Unlike most of his party, Bradley voted against the governor’s maps because he supported the original ones passed by Republicans. Those boundaries were later struck down by the state Supreme Court after the ideological balance flipped for the first time in 15 years.
“I think it sets a dangerous precedent in the future that if you flip the court, you can change the maps,” Bradley said. “That’s not in the constitution.”
State Sen. Jeff Smith, D-Brunswick, has seen his district change before. It’s why he moved his office hours outside in the first place.
“Un-gerrymandering the state may look like gerrymandering to some who have not been engaged so much as they are right now,” Smith said.
Smith was paired against a Republican incumbent, but this time, the new district is not only more compact, in his opinion, it’s truly representative of the Chippewa Valley.

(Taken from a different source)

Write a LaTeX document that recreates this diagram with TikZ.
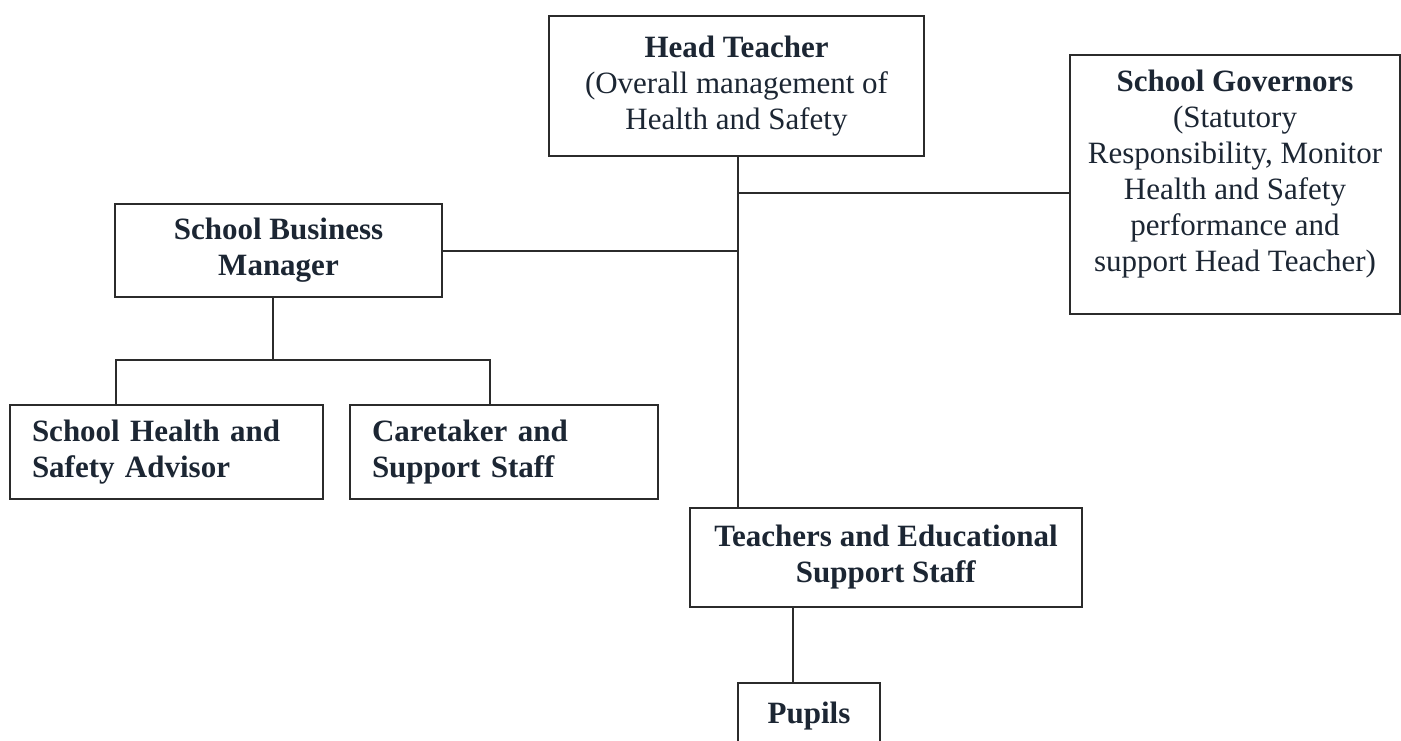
\documentclass[tikz,border=0pt]{standalone}
\usepackage{fontspec}
\setmainfont{Liberation Serif}
\definecolor{boxcol}{HTML}{2B2B2B}
\definecolor{txtcol}{HTML}{1C2633}
\begin{document}
\begin{tikzpicture}[x=1pt,y=-1pt,
  box/.style={draw=boxcol, line width=2.2pt, inner sep=0pt, text=txtcol,
    font=\fontsize{31}{36}\selectfont, align=center},
  lbox/.style={box, align=left},
  plain/.style={inner sep=0pt, text=txtcol, font=\fontsize{31}{36}\selectfont, align=center},
  conn/.style={draw=boxcol, line width=2pt}]
\useasboundingbox (0,0) rectangle (1401,740);
\clip (0,0) rectangle (1401,740);
\fill[white] (0,0) rectangle (1401,740);

\node[box, minimum width=375pt, minimum height=140pt] (head) at (736.5,86)
  {\textbf{Head Teacher}\\(Overall management of\\Health and Safety};
\node[box, minimum width=330pt, minimum height=259pt] (gov) at (1235,184.5) {};
\node[plain] (govtext) at (1235,174)
  {\textbf{School Governors}\\(Statutory\\Responsibility, Monitor\\Health and Safety\\performance and\\support Head Teacher)};
\node[box, minimum width=327pt, minimum height=93pt] (sbm) at (278.5,250.5)
  {\textbf{School Business}\\\textbf{Manager}};
\node[lbox, minimum width=313pt, minimum height=94pt, text width=269pt] (shsa) at (166.5,452)
  {\textbf{School Health and}\\\textbf{Safety Advisor}};
\node[lbox, minimum width=308pt, minimum height=94pt, text width=264pt] (care) at (504,452)
  {\textbf{Caretaker and}\\\textbf{Support Staff}};
\node[box, minimum width=392pt, minimum height=99pt] (teach) at (886,557.5)
  {\textbf{Teachers and Educational}\\\textbf{Support Staff}};
\node[box, minimum width=142pt, minimum height=66pt] (pupils) at (809,716)
  {\textbf{Pupils}};

\coordinate (tx) at (738,300);
\coordinate (j1) at (738,193);
\coordinate (bar) at (273,360);
\coordinate (lb) at (116,360);
\coordinate (rb) at (490,360);
\coordinate (px) at (793,640);

\draw[conn] (tx |- head.south) -- (tx |- teach.north);
\draw[conn] (j1) -- (j1 -| gov.west);
\draw[conn] (sbm.east) -- (sbm.east -| tx);
\draw[conn] (bar |- sbm.south) -- (bar);
\draw[conn] (lb |- shsa.north) -- (lb) -- (rb) -- (rb |- care.north);
\draw[conn] (px |- teach.south) -- (px |- pupils.north);
\end{tikzpicture}
\end{document}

He said Democrats voting against their own governor’s maps came down to a bigger philosophy.
“Let the courts decide this one and take it out of the hands of the Legislature because that’s what we are ultimately trying to get to,” Smith explained.
Unlike senators who live in even-numbered districts whose seats are up now during the presidential election year, Smith won’t have to worry about running until odd districts are up during the next gubernatorial election in 2026.
In the meantime, however, the new maps could help Democrats get closer to their goal of changing how those dividing lines are drawn.
“We have a goal of still changing the systems so that by 2031, we have a system that’s out of the hands of the legislature and left in the hands of a nonpartisan commission who draws the maps and then presents it to the Legislature,” Smith added.